In January the State Government launched its Central Coast Strategy with seven priorities.
This story concentrates on priorities one and three.
Priority one of the Strategy is to drive innovation and industry collaboration while priority three is about activating a university campus in a revitalised Gosford CBD
The Greater Cities Commission’s job is to facilitate the delivery of key infrastructure as part of the strategy, which in turn is part of the Six Cities vision.
In May 2021, the State Government announced the old Mitre 10 site in Gosford would become a university.
In April 2022, it announced Newcastle University was its preferred partner and it received an $18m grant from the federal government and a time period of five years was given before it would be open for operation.
The proposal is still with the State Planning Department and the EIS (Environmental Impact Statement) is being prepared.

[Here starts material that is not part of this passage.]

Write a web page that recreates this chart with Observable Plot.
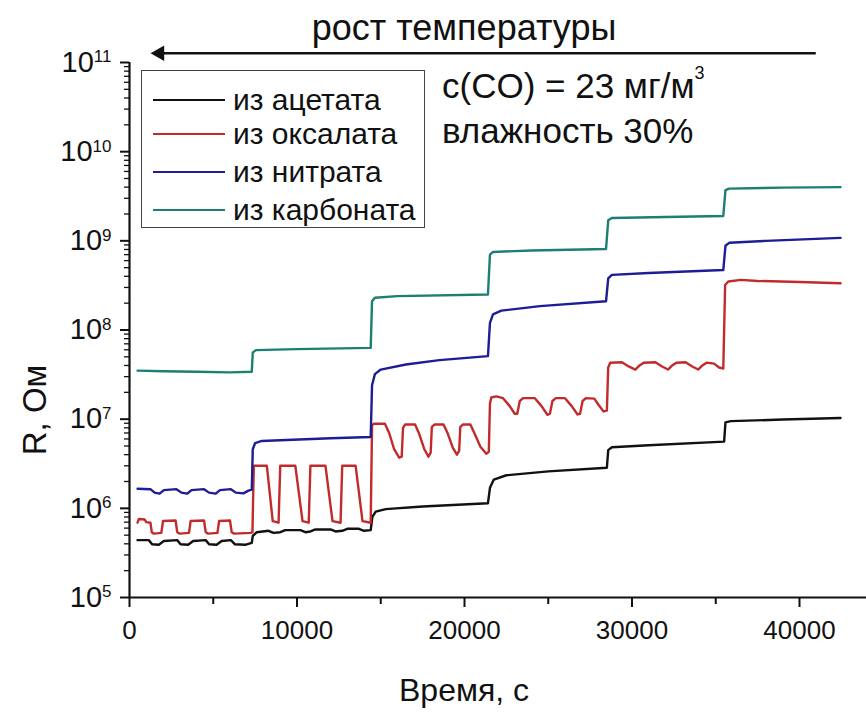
<!DOCTYPE html>
<html>
<head>
<meta charset="utf-8">
<script src="https://cdn.jsdelivr.net/npm/d3@7"></script>
<script src="https://cdn.jsdelivr.net/npm/@observablehq/plot@0.6"></script>
<style>
  body { margin: 0; background: #fff; }
  #wrap { position: relative; width: 866px; height: 718px; font-family: "Liberation Sans", Arial, sans-serif; color: #111; }
  #legend { position: absolute; left: 141px; top: 70px; width: 284px; height: 158px; border: 1.3px solid #444; box-sizing: border-box; background: #fff; }
  .item { position: absolute; left: 11px; height: 34px; display: flex; align-items: center; font-size: 30px; white-space: nowrap; }
  .swatch { width: 72px; height: 0; border-top: 2px solid; margin-right: 8px; }
  .note { position: absolute; font-size: 35px; line-height: 38px; white-space: nowrap; }
  .note sup { font-size: 18px; position: relative; top: -6px; line-height: 0; }
</style>
</head>
<body>
<div id="wrap"></div>
<script>
// ---- data (time, s ; R, Ohm) ----
const seriesNames = ["из ацетата", "из оксалата", "из нитрата", "из карбоната"];
const seriesColors = ["#111111", "#c12b2b", "#1d1d96", "#1c7f73"];

const acetate = [
  [480,4.4e5],[1150,4.4e5],[1350,3.95e5],[1750,3.9e5],[2050,4.3e5],[2850,4.4e5],[3050,3.95e5],[3500,3.9e5],
  [3800,4.3e5],[4550,4.4e5],[4750,3.95e5],[5200,3.9e5],[5500,4.3e5],[6050,4.4e5],[6300,3.95e5],[6900,3.9e5],[7300,4.1e5],
  [7360,4.9e5],[7600,5.4e5],[8300,5.6e5],[8600,5.3e5],[9000,5.4e5],[9300,5.7e5],[10200,5.7e5],[10500,5.4e5],
  [10800,5.5e5],[11100,5.8e5],[12000,5.8e5],[12300,5.5e5],[12700,5.6e5],[13000,5.9e5],[13700,5.9e5],[14000,5.6e5],[14400,5.7e5],
  [14500,8.0e5],[14700,9.2e5],[15300,9.8e5],[17500,1.05e6],[21400,1.14e6],
  [21520,1.7e6],[21750,2.1e6],[22500,2.35e6],[25000,2.6e6],[28500,2.85e6],
  [28580,4.5e6],[28800,4.85e6],[31000,5.1e6],[35500,5.6e6],
  [35580,9.2e6],[35900,9.5e6],[39000,9.9e6],[42450,1.03e7]
];

const oxalate = [
  [480,6.9e5],[560,7.6e5],[900,7.5e5],[1000,7.0e5],[1250,6.9e5],[1330,5.4e5],[1450,5.2e5],[1900,5.3e5],
  [2000,7.2e5],[2750,7.3e5],[2850,5.4e5],[3000,5.2e5],[3550,5.3e5],[3650,7.2e5],[4450,7.3e5],[4550,5.4e5],
  [4700,5.2e5],[5250,5.3e5],[5350,7.2e5],[6000,7.3e5],[6100,5.4e5],[6250,5.2e5],[7250,5.3e5],
  [7340,5.4e5],[7420,3.0e6],[8200,3.0e6],[8550,7.2e5],[8900,6.9e5],[9000,3.0e6],[9900,3.0e6],[10330,7.2e5],
  [10700,6.9e5],[10800,3.0e6],[11700,3.0e6],[12120,7.2e5],[12600,6.9e5],[12700,3.0e6],[13500,3.0e6],
  [13910,7.2e5],[14400,6.9e5],
  [14480,8.5e6],[14600,8.9e6],[15250,8.9e6],[15500,7.0e6],[15800,4.6e6],[16100,3.7e6],[16250,3.8e6],
  [16330,8.0e6],[16450,8.7e6],[17050,8.7e6],[17300,6.8e6],[17600,4.6e6],[17850,3.8e6],[17980,4.2e6],
  [18050,8.2e6],[18200,8.7e6],[18750,8.7e6],[19000,6.9e6],[19300,4.8e6],[19550,4.0e6],[19680,4.4e6],
  [19750,8.2e6],[19900,8.7e6],[20350,8.7e6],[20600,6.9e6],[20950,4.9e6],[21300,4.1e6],[21450,4.3e6],
  [21520,1.5e7],[21600,1.75e7],[21900,1.8e7],[22300,1.72e7],[22700,1.4e7],[23000,1.15e7],[23150,1.15e7],
  [23300,1.6e7],[23500,1.72e7],[24200,1.72e7],[24600,1.4e7],[24950,1.12e7],[25100,1.15e7],[25250,1.6e7],
  [25450,1.72e7],[26000,1.72e7],[26400,1.4e7],[26750,1.13e7],[26900,1.15e7],[27050,1.6e7],[27250,1.72e7],
  [27750,1.7e7],[28000,1.45e7],[28300,1.22e7],[28500,1.25e7],
  [28580,3.8e7],[28700,4.3e7],[29400,4.35e7],[29800,3.9e7],[30200,3.6e7],[30450,4.0e7],[30700,4.3e7],
  [31400,4.35e7],[31800,3.9e7],[32150,3.6e7],[32400,4.0e7],[32650,4.3e7],[33200,4.35e7],[33600,3.9e7],
  [33950,3.6e7],[34200,4.0e7],[34450,4.3e7],[34900,4.2e7],[35200,3.8e7],[35450,3.7e7],
  [35560,3.2e8],[35750,3.5e8],[36500,3.65e8],[37500,3.55e8],[40000,3.45e8],[42450,3.35e8]
];

const nitrate = [
  [480,1.66e6],[1250,1.64e6],[1500,1.5e6],[1800,1.46e6],[2050,1.6e6],[2800,1.64e6],[3100,1.5e6],[3450,1.46e6],
  [3700,1.6e6],[4450,1.64e6],[4750,1.5e6],[5150,1.46e6],[5400,1.6e6],[6050,1.64e6],[6350,1.5e6],[6800,1.47e6],
  [7100,1.58e6],[7300,1.62e6],
  [7360,4.6e6],[7500,5.4e6],[7900,5.7e6],[9000,5.8e6],[10500,5.95e6],[12000,6.1e6],[14400,6.3e6],
  [14480,2.4e7],[14650,3.2e7],[15000,3.6e7],[16500,4.1e7],[18500,4.6e7],[21400,5.1e7],
  [21520,1.2e8],[21700,1.5e8],[22200,1.65e8],[24500,1.85e8],[28450,2.1e8],
  [28580,3.8e8],[28800,4.15e8],[31000,4.35e8],[35450,4.7e8],
  [35580,8.8e8],[35800,9.5e8],[38000,1.0e9],[42450,1.08e9]
];

const carbonate = [
  [480,3.5e7],[2000,3.45e7],[4000,3.4e7],[6000,3.35e7],[7300,3.4e7],
  [7360,5.6e7],[7550,5.95e7],[10000,6.1e7],[14400,6.3e7],
  [14480,2.1e8],[14650,2.3e8],[16000,2.4e8],[21400,2.5e8],
  [21520,7.0e8],[21700,7.5e8],[24000,7.8e8],[28450,8.1e8],
  [28580,1.7e9],[28800,1.8e9],[32000,1.85e9],[35450,1.9e9],
  [35580,3.7e9],[35800,3.85e9],[39000,3.95e9],[42450,4.0e9]
];

const xTicks = [0, 10000, 20000, 30000, 40000];
const xMinorTicks = [5000, 15000, 25000, 35000];
const yTicks = [1e5, 1e6, 1e7, 1e8, 1e9, 1e10, 1e11];
const yMinorMultipliers = [2, 3, 4, 5, 6, 7, 8, 9];

const titleText = "рост температуры";
const xLabel = "Время, с";
const yLabel = "R, Ом";
const arrowFrom = 41000, arrowTo = 1800, arrowLevel = 1.27e11;

// ---- build table ----
const allSeries = [acetate, oxalate, nitrate, carbonate];
const rows = [];
allSeries.forEach((s, i) => s.forEach(([t, r]) => rows.push({t, r, name: seriesNames[i]})));
const yMinorTicks = [];
yTicks.slice(0, -1).forEach(d => yMinorMultipliers.forEach(m => yMinorTicks.push(d * m)));

const font = "Liberation Sans, Arial, sans-serif";

const chart = Plot.plot({
  width: 866,
  height: 718,
  marginLeft: 129,
  marginRight: 0,
  marginTop: 62,
  marginBottom: 121,
  style: {fontFamily: font, color: "#111", background: "#fff", overflow: "visible"},
  x: {domain: [0, 44000]},
  y: {type: "log", domain: [1e5, 1e11]},
  color: {domain: seriesNames, range: seriesColors},
  marks: [
    Plot.axisX({ticks: xTicks, tickSize: 10, tickPadding: 13, fontSize: 26, strokeWidth: 2, tickFormat: d => String(d), label: null}),
    Plot.axisX({ticks: xMinorTicks, tickSize: 7, strokeWidth: 2, tickFormat: () => "", label: null}),
    Plot.axisY({ticks: yTicks, tickSize: 9, tickPadding: 9, fontSize: 29, strokeWidth: 2, tickFormat: d => "10^" + Math.round(Math.log10(d)), label: null}),
    Plot.axisY({ticks: yMinorTicks, tickSize: 5, strokeWidth: 1.3, tickFormat: () => "", label: null}),
    Plot.ruleX([0], {stroke: "#111", strokeWidth: 2.2}),
    Plot.ruleY([1e5], {stroke: "#111", strokeWidth: 2.2}),
    Plot.line(rows, {x: "t", y: "r", z: "name", stroke: "name", strokeWidth: 2.4, strokeLinejoin: "round"}),
    Plot.ruleY([arrowLevel], {x1: arrowFrom, x2: arrowTo, stroke: "#111", strokeWidth: 2.4}),
    Plot.dot([arrowTo], {x: d => d, y: arrowLevel, symbol: "triangle2", r: 7.5, fill: "#111", stroke: "none", rotate: -90}),
    Plot.text([titleText], {frameAnchor: "top", lineAnchor: "middle", dx: -34, dy: -34, fontSize: 36, fill: "#111"}),
    Plot.text([xLabel], {frameAnchor: "bottom", lineAnchor: "middle", dx: -34, dy: 93, fontSize: 32, fill: "#111"}),
    Plot.text([yLabel], {frameAnchor: "left", lineAnchor: "middle", textAnchor: "middle", rotate: -90, dx: -94, dy: 80, fontSize: 33, fill: "#111"})
  ]
});

// superscripts for log tick labels
d3.select(chart).selectAll('g[aria-label="y-axis tick label"] text').each(function () {
  const s = this.textContent;
  if (!s.includes("^")) return;
  const [base, exp] = s.split("^");
  const t = d3.select(this);
  t.text(null);
  t.append("tspan").text(base);
  t.append("tspan").attr("dy", "-0.55em").attr("font-size", "17px").text(exp);
});

const wrap = document.getElementById("wrap");
wrap.appendChild(chart);

// legend
const legend = document.createElement("div");
legend.id = "legend";
const tops = [12, 46, 84, 122];
seriesNames.forEach((n, i) => {
  const it = document.createElement("div");
  it.className = "item";
  it.style.top = tops[i] + "px";
  const sw = document.createElement("span");
  sw.className = "swatch";
  sw.style.borderColor = seriesColors[i];
  it.appendChild(sw);
  it.appendChild(document.createTextNode(n));
  legend.appendChild(it);
});
wrap.appendChild(legend);

// conditions note
const n1 = document.createElement("div");
n1.className = "note";
n1.style.left = "442px"; n1.style.top = "67px";
n1.innerHTML = "c(CO) = 23 мг/м<sup>3</sup>";
const n2 = document.createElement("div");
n2.className = "note";
n2.style.left = "442px"; n2.style.top = "112px";
n2.textContent = "влажность 30%";
wrap.appendChild(n1);
wrap.appendChild(n2);
</script>
</body>
</html>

It will have another six steps to go through once the EIS is ready for public exhibition.
The strategy says the new uni or “The Central Coast Education and Employment Precinct,” will form the foundation of the “Central Coast Innovation District”.
And this district will transform the northern sector of Gosford into a new learning and business hub with the university as a centrepiece.
“Its proximity to Gosford public and private hospitals creates opportunities for shared research and education in health services and medicine,” the strategy says.
“It would activate renewal of this northern CBD area with improved pedestrian and cycle access, student accommodation, new retail and office uses as well as bars and restaurants all underpinned by high quality physical and digital infrastructure.
“It could be a beacon to innovators, entrepreneurs and start-ups in medical research, health, training and aged care services, digital communication, cyber security and data science.”
According to the strategy, the uni precinct would be “offering a highly attractive Central Coast lifestyle for students and employees with nearby rail services linking to Sydney and Newcastle”.
“The university at its core would increase education participation rates for the Central Coast, reduce youth unemployment by providing new pathways for education and training and generate job-ready graduates, especially in health and medical services,” the strategy says.
“In the food innovation space, there is potential to attract international organisations similar to Sanitarium, Mars and McCain that are already located in the Central Coast.
“The completion of NorthConnex and development of a 24-hour international airport in Western Sydney will create capacity to expand industries such as food technology, advanced manufacturing, freight logistics and supply chains.”
At the other end of Mann St, the still-only-as-yet proposed new TAFE NSW campus will offer future courses in food processing, advanced manufacturing, 3D printing, CNC engineering, digital supply chain management.
The strategy calls the site, formerly the Council chambers and surrounding land along Mann St, a “future potential site”.
The State Government has not yet bought the land from Central Coast Council as yet.
Despite that, this new TAFE campus is going to meet the future job needs of the region, supporting the delivery of VET education aligned with industry and employer expectations, according to the strategy.
The TAFE will activate and enrich the Gosford CBD too, says the strategy.
The actions to take place this financial year as part of priorities one and three are:
# Prepare business case for the relocation of TAFE to Mann Street;
# Investigate partnerships between schools, industry, VET sector providers, including TAFE NSW and the University; and
# Coordinate delivery of developments within the education and health precincts.
# Develop innovation skills and a commercialisation program to support food tech start-ups.
# Develop Central Coast and Six Cities innovation ecosystem program.
# Progress Central Coast innovation district vision and investment attraction and, starting next financial year:
# Develop a plan for improving amenity, vibrancy and inclusion for the innovation district.
So that’s priority one and three.
To sum up: get the uni and TAFE operating and collaborating with business.